What’s more, he said, the Asian tiger mosquito may be just the beginning.
“Some research indicates that global climate change may alter the current distributions of other mosquito species,” Alto said.
Native to East Asia, the Asian tiger mosquito has spread widely in the last two decades, transported in shipments of used automobile tires containing its eggs, Alto said. Warmer regions of North and South America, Europe and Africa now harbor the species, known scientifically as Aedes albopictus. It was first reported in the United States in 1985 and has reached at least 25 states, mainly in the East and South.
“This mosquito spread quickly in the South,” Alto said, “whereas in the Midwest, it’s less common although it arrived in the mid-’80s.”
The Asian tiger mosquito is named for its appearance, black with silver-white bands. Though small, the species is an aggressive biter, attacking humans, livestock and wildlife, mainly during daylight hours.
Phil Lounibos, a UF entomology professor with UF’s Institute of Food and Agricultural Sciences who studies the Asian tiger mosquito, said it draws interest from researchers worldwide.
“So many places are affected by this insect,” Lounibos said. “It would be just a nuisance except that it can transmit serious viral diseases.” In the tropics, the mosquito carries dengue fever, which infects tens of millions but is usually not fatal.

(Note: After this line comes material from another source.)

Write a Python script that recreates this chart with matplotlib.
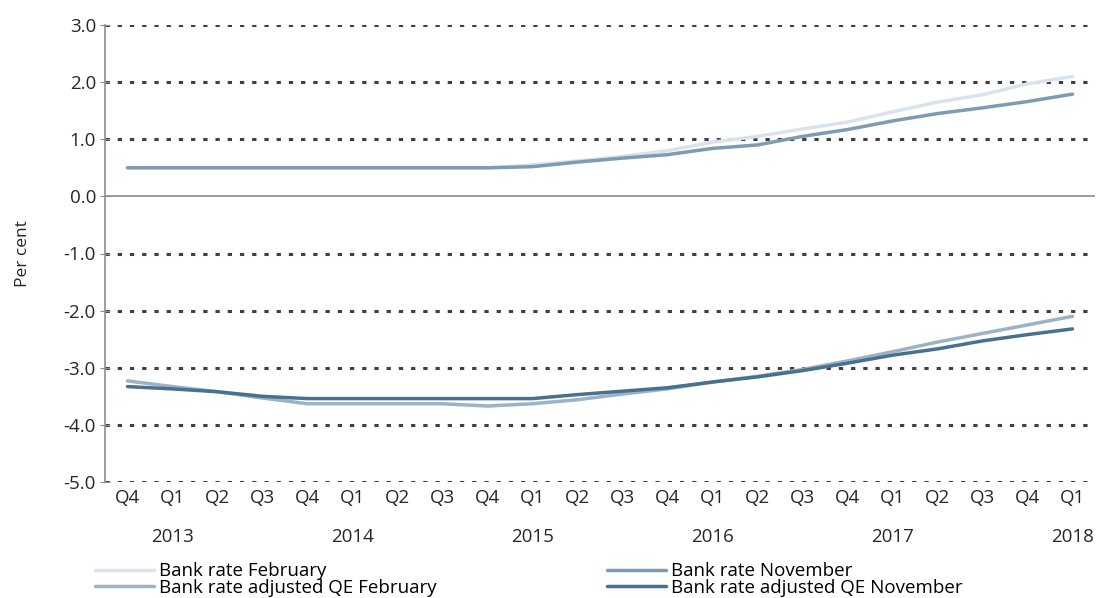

A severe, hemorrhagic form of the disease infects hundreds of thousands each year and kills about 5 percent of those infected.

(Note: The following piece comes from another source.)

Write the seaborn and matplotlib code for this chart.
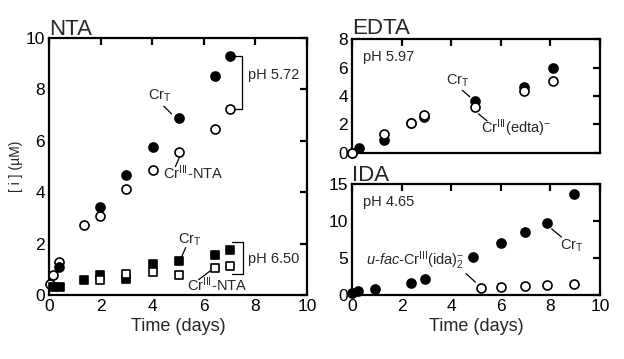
import matplotlib
matplotlib.use("Agg")
import matplotlib.pyplot as plt
import seaborn as sns
import pandas as pd

sns.set_theme(style="white")
plt.rcParams['font.family'] = ['Liberation Sans', 'DejaVu Sans']
plt.rcParams['mathtext.fontset'] = 'custom'
plt.rcParams['mathtext.rm'] = 'Liberation Sans'
plt.rcParams['mathtext.it'] = 'Liberation Sans:italic'
plt.rcParams['mathtext.bf'] = 'Liberation Sans:bold'

# ---------------- data ----------------
# NTA, pH 5.72
nta572_crT_t = [0.40, 1.98, 2.98, 4.03, 5.04, 6.43, 7.00]
nta572_crT_v = [1.10, 3.41, 4.67, 5.76, 6.89, 8.52, 9.30]
nta572_cr3_t = [0.04, 0.14, 0.40, 1.37, 1.98, 2.98, 4.03, 5.05, 6.43, 7.00]
nta572_cr3_v = [0.45, 0.78, 1.28, 2.74, 3.09, 4.11, 4.88, 5.56, 6.48, 7.25]
# NTA, pH 6.50
nta650_crT_t = [0.17, 0.43, 1.37, 1.98, 2.98, 4.03, 5.05, 6.43, 7.00]
nta650_crT_v = [0.30, 0.30, 0.58, 0.78, 0.61, 1.21, 1.33, 1.56, 1.75]
nta650_cr3_t = [1.98, 2.98, 4.03, 5.05, 6.43, 7.00]
nta650_cr3_v = [0.58, 0.84, 0.91, 0.77, 1.04, 1.13]
# EDTA, pH 5.97
edta_crT_t = [0.00, 0.29, 1.29, 2.37, 2.92, 4.95, 6.94, 8.12]
edta_crT_v = [0.00, 0.37, 0.91, 2.08, 2.50, 3.65, 4.61, 5.99]
edta_cr3_t = [0.00, 1.29, 2.37, 2.92, 4.95, 6.94, 8.12]
edta_cr3_v = [0.00, 1.33, 2.08, 2.66, 3.20, 4.37, 5.05]
# IDA, pH 4.65
ida_crT_t = [0.00, 0.25, 0.93, 2.37, 2.95, 4.89, 6.00, 6.99, 7.88, 8.95]
ida_crT_v = [0.30, 0.59, 0.86, 1.58, 2.16, 5.09, 6.98, 8.56, 9.77, 13.65]
ida_cr3_t = [5.22, 6.00, 6.99, 7.87, 8.95]
ida_cr3_v = [1.00, 1.13, 1.20, 1.30, 1.50]

x_ticks = [0, 2, 4, 6, 8, 10]

# ---------------- figure ----------------
fig = plt.figure(figsize=(6.24, 3.59), dpi=100)
ax_nta = fig.add_axes([0.0785, 0.178, 0.4135, 0.716])
ax_edta = fig.add_axes([0.564, 0.574, 0.3975, 0.317])
ax_ida = fig.add_axes([0.564, 0.178, 0.3975, 0.309])

FS_TICK = 12.5
FS_ANN = 10.5
S_CIRC = 42
S_SQ = 30


def style(ax, ylim, yticks, title, xlabel):
    ax.set_xlim(0, 10)
    ax.set_ylim(*ylim)
    ax.set_xticks(x_ticks)
    ax.set_yticks(yticks)
    for s in ax.spines.values():
        s.set_linewidth(1.6)
        s.set_color('black')
        s.set_visible(True)
    ax.tick_params(direction='in', length=5, width=1.6, top=True, right=True,
                   labelsize=FS_TICK, pad=3, colors='black')
    ax.set_title(title, loc='left', fontsize=16, pad=2, x=0.0)
    if xlabel:
        ax.set_xlabel('Time (days)', fontsize=13, labelpad=3)
    else:
        ax.set_xlabel('')
        ax.set_xticklabels([])
    ax.set_ylabel('')


def pts(ax, t, v, marker, filled, size):
    df = pd.DataFrame({'t': t, 'v': v})
    sns.scatterplot(data=df, x='t', y='v', ax=ax, marker=marker, s=size,
                    color='black' if filled else 'white', edgecolor='black',
                    linewidth=1.2, clip_on=False, zorder=5, legend=False)


def lead(ax, x0, y0, x1, y1):
    ax.plot([x0, x1], [y0, y1], color='black', lw=0.9, zorder=4, clip_on=False)


# NTA
pts(ax_nta, nta572_cr3_t, nta572_cr3_v, 'o', False, S_CIRC)
pts(ax_nta, nta572_crT_t, nta572_crT_v, 'o', True, S_CIRC)
pts(ax_nta, nta650_crT_t, nta650_crT_v, 's', True, S_SQ)
pts(ax_nta, nta650_cr3_t, nta650_cr3_v, 's', False, S_SQ)
style(ax_nta, (0, 10), [0, 2, 4, 6, 8, 10], 'NTA', True)
ax_nta.set_ylabel('[ i ] (\u00b5M)', fontsize=10, labelpad=2)

ax_nta.text(4.3, 7.75, r'Cr$_{\rm T}$', fontsize=FS_ANN, ha='center', va='center')
lead(ax_nta, 4.45, 7.35, 4.75, 7.05)
ax_nta.text(5.6, 4.75, r'Cr$^{\rm III}$-NTA', fontsize=FS_ANN, ha='center', va='center')
lead(ax_nta, 4.9, 5.0, 5.05, 5.35)
# pH 5.72 bracket
ax_nta.plot([7.1, 7.48, 7.48, 7.1], [9.3, 9.3, 7.25, 7.25], color='black', lw=0.9, clip_on=False)
ax_nta.text(7.7, 8.55, 'pH 5.72', fontsize=FS_ANN, ha='left', va='center')

ax_nta.text(5.47, 2.14, r'Cr$_{\rm T}$', fontsize=FS_ANN, ha='center', va='center')
lead(ax_nta, 5.3, 1.85, 5.12, 1.45)
ax_nta.text(6.5, 0.42, r'Cr$^{\rm III}$-NTA', fontsize=FS_ANN, ha='center', va='center')
lead(ax_nta, 5.8, 0.6, 6.3, 0.98)
# pH 6.50 bracket
ax_nta.plot([7.1, 7.52, 7.52, 7.1], [2.07, 2.07, 0.82, 0.82], color='black', lw=0.9, clip_on=False)
ax_nta.text(7.7, 1.4, 'pH 6.50', fontsize=FS_ANN, ha='left', va='center')

# EDTA
pts(ax_edta, edta_crT_t, edta_crT_v, 'o', True, S_CIRC)
pts(ax_edta, edta_cr3_t, edta_cr3_v, 'o', False, S_CIRC)
style(ax_edta, (0, 8), [0, 2, 4, 6, 8], 'EDTA', False)
ax_edta.text(0.45, 6.75, 'pH 5.97', fontsize=FS_ANN, ha='left', va='center')
ax_edta.text(4.27, 5.05, r'Cr$_{\rm T}$', fontsize=FS_ANN, ha='center', va='center')
lead(ax_edta, 4.45, 4.4, 4.75, 3.95)
ax_edta.text(6.6, 1.75, r'Cr$^{\rm III}$(edta)$^{-}$', fontsize=FS_ANN, ha='center', va='center')
lead(ax_edta, 5.1, 2.75, 5.45, 2.25)

# IDA
pts(ax_ida, ida_crT_t, ida_crT_v, 'o', True, S_CIRC)
pts(ax_ida, ida_cr3_t, ida_cr3_v, 'o', False, S_CIRC)
style(ax_ida, (0, 15), [0, 5, 10, 15], 'IDA', True)
ax_ida.text(0.45, 12.6, 'pH 4.65', fontsize=FS_ANN, ha='left', va='center')
ax_ida.text(8.85, 6.6, r'Cr$_{\rm T}$', fontsize=FS_ANN, ha='center', va='center')
lead(ax_ida, 8.05, 8.95, 8.45, 7.85)
ax_ida.text(2.55, 4.6, r'$\it{u}$-$\it{fac}$-Cr$^{\rm III}$(ida)$_2^{-}$', fontsize=FS_ANN,
            ha='center', va='center')
lead(ax_ida, 4.6, 2.9, 4.98, 1.75)

fig.savefig('out.png', dpi=100)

“Dengue is epidemic in northern and southeastern Brazil right now,” Lounibos said. “We’re trying to stop it. Competition between the Asian tiger mosquito and the yellow fever mosquito, another invasive species that transmits dengue, may play a role in the crisis.”
Alto said the study compares reproduction of Asian tiger mosquitoes housed at 79, 75 or 72 degrees Fahrenheit. Mosquitoes kept at 79 degrees reproduced fastest, while those at 72 degrees reproduced slowest.
“The difference between the low and high temperatures — 7 degrees — matches some estimates of how much global temperatures will increase in the next 100 years,” he said.
The study shows that higher temperatures, when considered alone, would probably allow the mosquito to spread farther north and possibly survive year-round in areas where winter freezes now kill it off, he said.
Steven Juliano, an Illinois State University biological sciences professor and co-author of the study, said global warming also is predicted to affect rainfall and humidity, so the study does not make definite predictions about the mosquito’s possible spread. Still, he said, it provides some valuable insight.
“Insect population dynamics are affected by many variables,” Juliano said. “But this study helps us highlight what we need to know to plan for the future.”
Juliano and Alto are conducting follow-up research at the Florida Medical Entomology Laboratory in Vero Beach as part of a project concerning invasion biology of the Asian tiger mosquito. Juliano said the project is funded by the National Institutes of Health and involves researchers from UF, Illinois State University, Yale University and Brazil’s ministry of health.